Many diseases throughout history have been classified as pandemics and are prevalent throughout countries, continents, or globally. In recent times, HIV, Ebola, and the Zika virus are classified as pandemics.

The Black Death, also referred to as “The Plague,” is an example of a pandemic. A plague is a contagious bacterial disease characterized by fever and delirium. Typically, buboes (swollen, inflamed lymph nodes) develop in cases of bubonic plague. Pneumonic plague occurs when there’s a severe lung infection and septicemic plague when there’s an infection in the blood.

Modern research suggests that The Plague came from a bacterial infection in rodents and fleas. It arrived in Europe via maritime trade routes from Asia’s Silk Road. The disease’s name likely came from the dark skin boils that appear in cases of bubonic plague.

The Plague claimed more than 20 million lives in Europe between 1347 and 1351. Experts believe that at least 75 million perished. In The Decameron, Giovanni Boccaccio writes: “But here it began with yong children, male and female, either under the armepits, or in the groine by certaine swellings, in some to the bignesse of an Apple, in others like an Egge” (p. 4).

The Plague is covered extensively in Daniel Defoe’s A Journal of the Plague Year and in The Plague by Albert Camus. Recent years have seen outbreaks, including one at the Fort Belknap Indian Reservation in Montana. 
The 1918 Spanish Flu (modern research suggests that the virus didn’t originate in Spain, but the country’s media was the first to widely report on it) also accounted for some of the deadliest pandemics. During World War I, it raged in destinations around the globe.

The first case of the Spanish Flu in the United States was at a military camp in Kansas, populated with soldiers who were preparing to deploy to Europe in March 1918. They transported the disease to Europe, Asia, and other countries. The virus eventually spread to civilians when the soldiers returned home via overcrowded trains and ships. Ultimately the influenza pandemic claimed more lives than combat casualties in World War I.

The 1918 Spanish Flu pandemic vanished by 1919, leaving cities and towns emptied in its wake. It’s estimated that one-third of the entire world’s population was afflicted. Death estimates vary from 20 million to 50 million people.
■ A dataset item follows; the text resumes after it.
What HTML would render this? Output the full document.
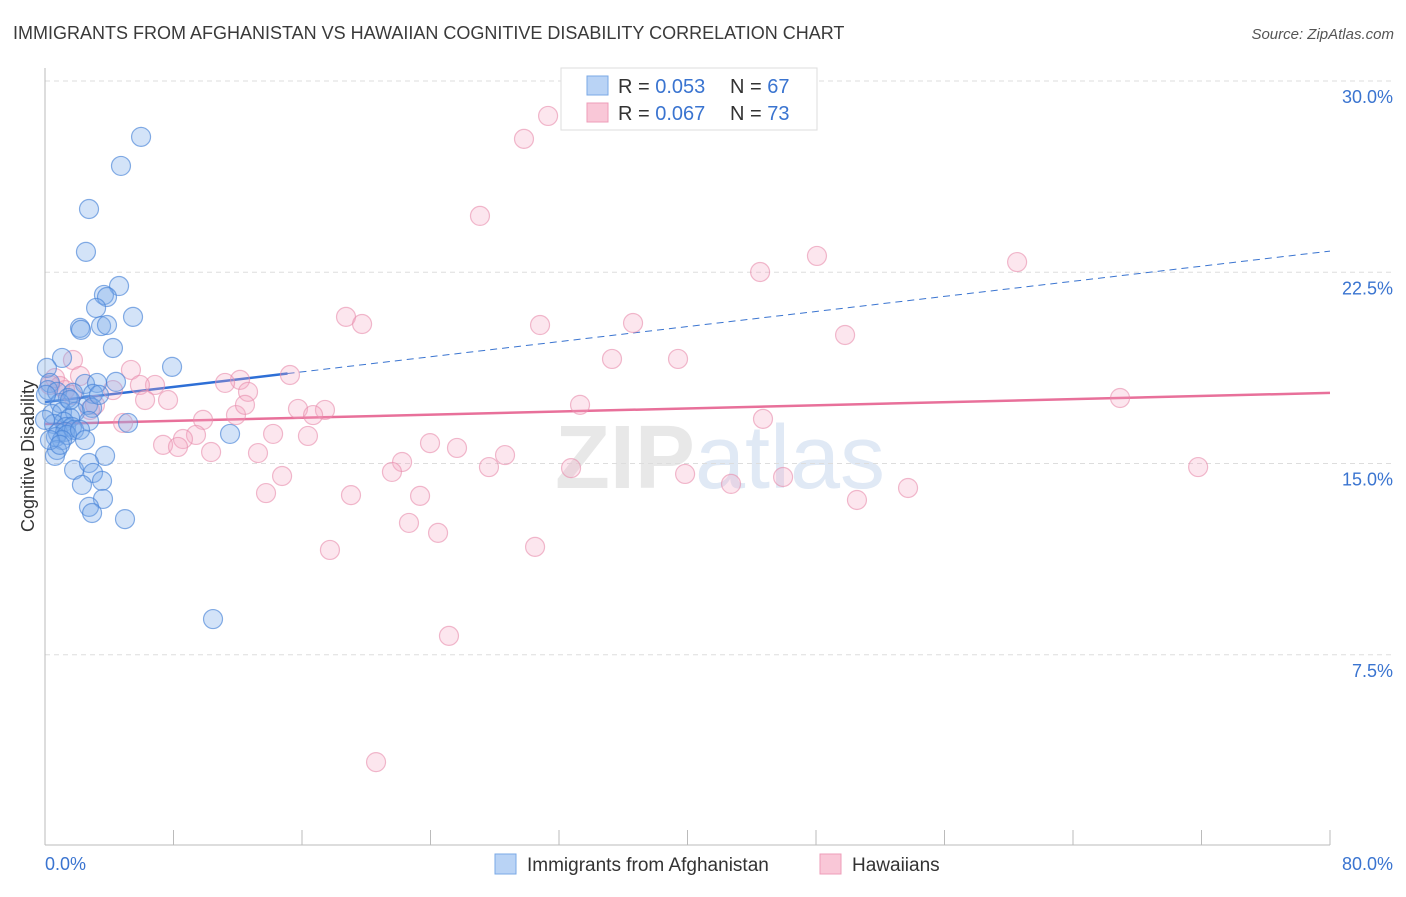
<!DOCTYPE html>
<html><head><meta charset="utf-8"><style>
body{margin:0;background:#fff;font-family:"Liberation Sans",sans-serif;}
svg text{font-family:"Liberation Sans",sans-serif;}
</style></head><body>
<svg id="chart" width="1406" height="892" xmlns="http://www.w3.org/2000/svg">
<text x="13" y="39" font-size="18" fill="#3a3a3a">IMMIGRANTS FROM AFGHANISTAN VS HAWAIIAN COGNITIVE DISABILITY CORRELATION CHART</text>
<text x="1394" y="39" font-size="15" fill="#555" font-style="italic" text-anchor="end">Source: ZipAtlas.com</text>
<text x="720" y="488" font-size="90" text-anchor="middle" font-family="Liberation Serif"><tspan fill="#e8e8e8" font-weight="bold">ZIP</tspan><tspan fill="#e0e9f5" font-family="Liberation Sans">atlas</tspan></text>
<g id="grid"></g><g id="axes"></g><g id="trend"></g><g id="pts"></g>
<text transform="translate(34,456) rotate(-90)" font-size="18" fill="#333" text-anchor="middle">Cognitive Disability</text>
<g>
<rect x="561" y="68" width="256" height="62" fill="#fff" stroke="#ddd"/>
<rect x="587" y="76" width="21" height="19" fill="#b9d3f5" stroke="#7aa8e6"/>
<rect x="587" y="103" width="21" height="19" fill="#f9c7d7" stroke="#ee9cb8"/>
<text x="618" y="93" font-size="20" fill="#333">R = <tspan fill="#3a74d0">0.053</tspan></text>
<text x="730" y="93" font-size="20" fill="#333">N = <tspan fill="#3a74d0">67</tspan></text>
<text x="618" y="120" font-size="20" fill="#333">R = <tspan fill="#3a74d0">0.067</tspan></text>
<text x="730" y="120" font-size="20" fill="#333">N = <tspan fill="#3a74d0">73</tspan></text>
</g>
<g>
<rect x="495" y="854" width="21" height="20" fill="#b9d3f5" stroke="#7aa8e6"/>
<text x="527" y="871" font-size="19" fill="#333">Immigrants from Afghanistan</text>
<rect x="820" y="854" width="21" height="20" fill="#f9c7d7" stroke="#ee9cb8"/>
<text x="852" y="871" font-size="19" fill="#333">Hawaiians</text>
</g>
</svg>
<script>
const blueX=[5.98,4.73,2.74,2.55,4.61,3.67,3.86,3.18,5.48,2.18,2.24,3.49,3.86,4.23,1.06,7.91,0.12,0.31,0.19,0.75,2.49,3.24,4.42,1.74,2.99,1.43,0.93,2.68,0.44,1.06,1.87,2.93,1.56,1.18,2.74,0.56,1.31,1.68,5.17,0.81,1.25,1.81,0.68,1.37,1.06,11.52,3.74,0.75,0.62,1.81,2.74,2.99,3.55,2.30,3.61,2.74,2.93,4.98,10.46,0.00,0.06,0.31,2.18,0.93,2.49,1.56,3.36];
const blueY=[27.81,26.67,24.98,23.30,21.96,21.61,21.53,21.10,20.75,20.32,20.24,20.39,20.43,19.53,19.14,18.79,18.75,18.16,17.88,17.81,18.12,18.16,18.20,17.77,17.73,17.57,17.37,17.30,16.94,17.02,17.02,17.18,16.79,16.63,16.67,16.55,16.43,16.43,16.59,16.20,16.24,16.32,16.04,16.12,15.92,16.16,15.30,15.53,15.30,14.75,15.02,14.63,14.32,14.16,13.61,13.30,13.06,12.82,8.90,16.71,17.69,15.92,16.32,15.73,15.92,17.49,17.69];
const pinkX=[31.32,29.82,27.08,48.06,44.52,60.52,18.74,19.74,30.82,36.61,49.81,35.30,39.41,1.74,15.25,0.62,2.18,5.35,12.14,11.21,6.85,5.91,4.23,12.64,7.66,6.23,3.11,0.93,1.25,0.31,33.31,15.75,17.43,16.69,11.89,9.84,44.70,66.93,4.86,14.20,16.37,9.40,8.59,7.35,8.28,23.97,25.65,10.34,13.26,28.64,22.23,27.64,32.75,21.60,39.85,45.95,42.71,14.76,53.73,13.76,19.05,23.35,50.55,22.66,24.47,17.74,30.51,25.15,20.61,71.79,12.45,2.80,1.68];
const pinkY=[28.63,27.73,24.71,23.14,22.51,22.90,20.75,20.47,20.43,20.51,20.04,19.10,19.10,19.06,18.47,18.35,18.43,18.67,18.28,18.16,18.08,18.08,17.88,17.81,17.49,17.49,17.30,18.04,17.88,18.08,17.30,17.14,17.10,16.90,16.90,16.71,16.75,17.57,16.59,16.16,16.08,16.12,15.96,15.73,15.65,15.80,15.61,15.45,15.41,15.33,15.06,14.86,14.82,14.67,14.59,14.47,14.20,14.51,14.04,13.84,13.76,13.73,13.57,12.67,12.28,11.61,11.73,8.24,3.29,14.86,17.30,17.10,17.69];
const yTicks=[7.5,15,22.5,30];
const yTickLabels=["7.5%","15.0%","22.5%","30.0%"];
const xTicks=[0,8,16,24,32,40,48,56,64,72,80];
const blueTrend=[17.41,23.33];
const blueSolidEnd=15.1;
const pinkTrend=[16.55,17.77];

const NS="http://www.w3.org/2000/svg";
const sx=v=>45+v*1285/80, sy=v=>846-v*765/30;
function mk(tag,attrs,parent){const e=document.createElementNS(NS,tag);for(const k in attrs)e.setAttribute(k,attrs[k]);document.getElementById(parent).appendChild(e);return e;}
yTicks.forEach((t,i)=>{
  const g=mk('line',{x1:45,x2:1393,y1:sy(t),y2:sy(t),stroke:'#ddd','stroke-dasharray':'5,4'},'grid');
  
  
  const tx=mk('text',{x:1393,y:sy(t)+22,'font-size':18,fill:'#3a74d0','text-anchor':'end'},'axes');
  tx.textContent=yTickLabels[i];
  
  
});
const ya=mk('line',{x1:45,x2:45,y1:68,y2:845,stroke:'#bbb'},'axes');


const xa=mk('line',{x1:45,x2:1330,y1:845,y2:845,stroke:'#bbb'},'axes');


xTicks.forEach(t=>{
  const l=mk('line',{x1:sx(t),x2:sx(t),y1:830,y2:845,stroke:'#bbb'},'axes');
  
  
});
const xl0=mk('text',{x:45,y:870,'font-size':18,fill:'#3a74d0'},'axes');xl0.textContent=xTicks[0].toFixed(1)+'%';


const xl1=mk('text',{x:1393,y:870,'font-size':18,fill:'#3a74d0','text-anchor':'end'},'axes');xl1.textContent=xTicks[xTicks.length-1].toFixed(1)+'%';


function draw(xs,ys,fill,stroke,name){xs.forEach((x,i)=>{
  const c=mk('circle',{cx:sx(x),cy:sy(ys[i]),r:9.5,fill:fill,stroke:stroke,'stroke-width':1.2},'pts');
  
  
});}
draw(pinkX,pinkY,'rgba(244,165,195,0.28)','rgba(232,140,172,0.6)','hawaiian-point');
draw(blueX,blueY,'rgba(120,170,235,0.33)','rgba(70,130,215,0.65)','afghanistan-point');
const bAt=x=>blueTrend[0]+(blueTrend[1]-blueTrend[0])*x/80;
const bd=mk('line',{x1:sx(blueSolidEnd),y1:sy(bAt(blueSolidEnd)),x2:sx(80),y2:sy(blueTrend[1]),stroke:'#3a74d0','stroke-width':1,'stroke-dasharray':'7,5'},'trend');


const bs=mk('line',{x1:sx(0),y1:sy(blueTrend[0]),x2:sx(blueSolidEnd),y2:sy(bAt(blueSolidEnd)),stroke:'#2e6fd6','stroke-width':2.5},'trend');


const pl=mk('line',{x1:sx(0),y1:sy(pinkTrend[0]),x2:sx(80),y2:sy(pinkTrend[1]),stroke:'#e8709a','stroke-width':2.5},'trend');


</script>
</body></html>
In One of Ours, Willa Cather’s character Claude enlists in the U.S. Army during World War I. Cather writes: 

There are a number of sick men this morning, and the only other physician on board is the sickest of the lot. There’s the ship’s doctor, of course, but he’s only responsible for the crew, and so far he doesn’t seem interested. I’ve got to overhaul the hospital and the medical stores this morning. Is there an epidemic of some sort? (p. 286)

Artists also recorded disease, such as Edvard Munch’s Self-Portrait After Spanish Influenza address this disease.